Spike Lee has stepped into the debate around Michael, arguing that critics faulting the film for omitting child sexual abuse allegations are asking it to cover material that falls outside its chosen timeline.

That defense cuts to the heart of a long-running tension in biographical filmmaking: what a movie owes the historical record, and what it can reasonably contain within a defined narrative frame. Lee’s comments, as reported, do not dismiss the controversy around Michael Jackson. Instead, they suggest the filmmakers built the project around a specific period and structure, and that choice determines what appears on screen.

“You’re critiquing the film on something that you want in, but it doesn’t work in the timeline of the film.”

The remark lands because the criticism has centered not only on what Michael includes, but on what it leaves out. For many observers, any major screen portrayal of Jackson faces immediate scrutiny over how it handles allegations that have shaped public understanding of his life and legacy. Lee’s response does not resolve that dispute; it sharpens it. The argument now seems to hinge on whether a timeline-based omission reflects narrative discipline or an unacceptable gap.

Key Facts

  • Spike Lee defended Michael against criticism over excluded abuse allegations.
  • He argued the material critics want included does not fit the film’s timeline.
  • The dispute highlights broader questions about scope and responsibility in biographical films.
  • Reports indicate the film already faces scrutiny over how it frames Jackson’s life.

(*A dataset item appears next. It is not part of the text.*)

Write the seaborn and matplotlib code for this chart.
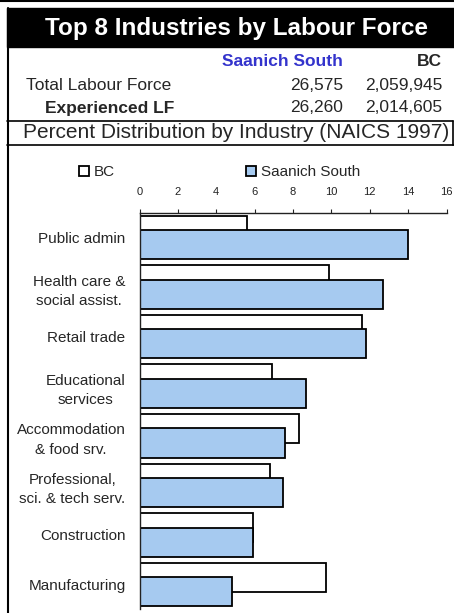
import numpy as np
import pandas as pd
import matplotlib.pyplot as plt
import seaborn as sns
from matplotlib.patches import Rectangle
from matplotlib.lines import Line2D

# datos
industries = ["Public admin", "Health care &\nsocial assist.", "Retail trade",
              "Educational\nservices", "Accommodation\n& food srv.",
              "Professional,\nsci. & tech serv.", "Construction", "Manufacturing"]
bc_pct = [5.6, 9.9, 11.6, 6.9, 8.3, 6.8, 5.9, 9.7]
saanich_pct = [14.0, 12.7, 11.8, 8.7, 7.6, 7.5, 5.9, 4.8]
areas = ["BC", "Saanich South"]
row_labels = ["Total Labour Force", "Experienced LF"]
saanich_lf = ["26,575", "26,260"]
bc_lf = ["2,059,945", "2,014,605"]

W, H = 454, 613
sns.set_style("white")
plt.rcParams["font.family"] = ["Liberation Sans", "DejaVu Sans"]

fig = plt.figure(figsize=(W / 100, H / 100), dpi=100)


def fx(x):
    return x / W


def fy(y):
    return 1 - y / H


# encabezado
fig.add_artist(Line2D([0, 1], [fy(1), fy(1)], color="black", lw=1.5))
fig.add_artist(Rectangle((fx(7), fy(47)), 1 - fx(7), 39 / H, color="black",
                         transform=fig.transFigure))
fig.add_artist(Line2D([fx(7.5), fx(7.5)], [fy(8), 0], color="black", lw=1.5))
fig.add_artist(Line2D([fx(7), fx(453)], [fy(120.5), fy(120.5)], color="black", lw=1.2))
fig.add_artist(Line2D([fx(7), 1], [fy(145), fy(145)], color="black", lw=1.2))
fig.add_artist(Line2D([fx(452.5), fx(452.5)], [fy(120.5), fy(145)], color="black", lw=1.2))

fig.text(fx(236.5), fy(28), "Top 8 Industries by Labour Force", color="white",
         weight="bold", size=17.5, ha="center", va="center")
fig.text(fx(343), fy(62), "Saanich South", color="#3333CC", weight="bold",
         size=12.5, ha="right", va="center")
fig.text(fx(442), fy(62), "BC", weight="bold", size=12.5, ha="right", va="center")
fig.text(fx(26), fy(85), row_labels[0], size=12.5, ha="left", va="center")
fig.text(fx(45), fy(108), row_labels[1], size=12.5, weight="bold", ha="left", va="center")
for i, y in enumerate([85, 108]):
    fig.text(fx(343), fy(y), saanich_lf[i], size=12.5, ha="right", va="center")
    fig.text(fx(442), fy(y), bc_lf[i], size=12.5, ha="right", va="center")
fig.text(fx(236.5), fy(133), "Percent Distribution by Industry (NAICS 1997)",
         size=15, ha="center", va="center")

# grafica
ax = fig.add_axes([139.5 / W, 1 - 609.3 / H, 307 / W, 396.6 / H])
df = pd.DataFrame({
    "industry": industries * 2,
    "area": [areas[0]] * len(industries) + [areas[1]] * len(industries),
    "pct": bc_pct + saanich_pct,
})
sns.barplot(data=df, x="pct", y="industry", hue="area", hue_order=areas,
            palette={"BC": "white", "Saanich South": "#A6CAF0"}, saturation=1,
            edgecolor="black", linewidth=1.3, width=0.88, orient="h", ax=ax)

# barras traslapadas como en Excel
bar_h = 0.59
for b1, b2 in zip(ax.containers[0], ax.containers[1]):
    top = b1.get_y()
    b1.set_height(bar_h)
    b2.set_y(top + 0.29)
    b2.set_height(bar_h)

ax.set_xlim(0, 16)
ax.set_ylim(7.5, -0.5)
ax.set_xticks(range(0, 17, 2))
ax.xaxis.tick_top()
ax.set_xlabel("")
ax.set_ylabel("")
ax.tick_params(axis="x", direction="out", length=3, width=0.8, labelsize=8,
               pad=8, colors="#222222")
ax.tick_params(axis="y", length=0, labelsize=11, pad=10)
for t in ax.get_yticklabels():
    t.set_linespacing(1.5)
    t.set_multialignment("center")
for s in ["right", "bottom"]:
    ax.spines[s].set_visible(False)
for s in ["top", "left"]:
    ax.spines[s].set_color("#222222")
    ax.spines[s].set_linewidth(1)

sns.move_legend(ax, loc="center left", bbox_to_anchor=((79 - 139.5) / 307, 1 + (212.7 - 172) / 396.6),
                ncol=2, frameon=False, title=None, fontsize=11, handlelength=0.65,
                handleheight=0.65, handletextpad=0.3, columnspacing=8.6,
                borderpad=0, borderaxespad=0)

fig.savefig("out.png", dpi=100)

The stakes reach beyond one release. Entertainment companies know that legacy-driven projects now arrive in a far less forgiving culture, where omissions can matter as much as storytelling choices. A film about Jackson carries that pressure at full force, especially when audiences and critics expect any retelling to grapple with the most contested parts of his biography.

What happens next will likely depend on how Michael presents its story in full and how viewers judge the line between focus and avoidance. Lee has offered a clear standard for defending the film: narrative chronology. Whether audiences accept that standard will shape not just the conversation around Michael, but the rules future biopics face when they tackle figures whose legacies remain deeply divided.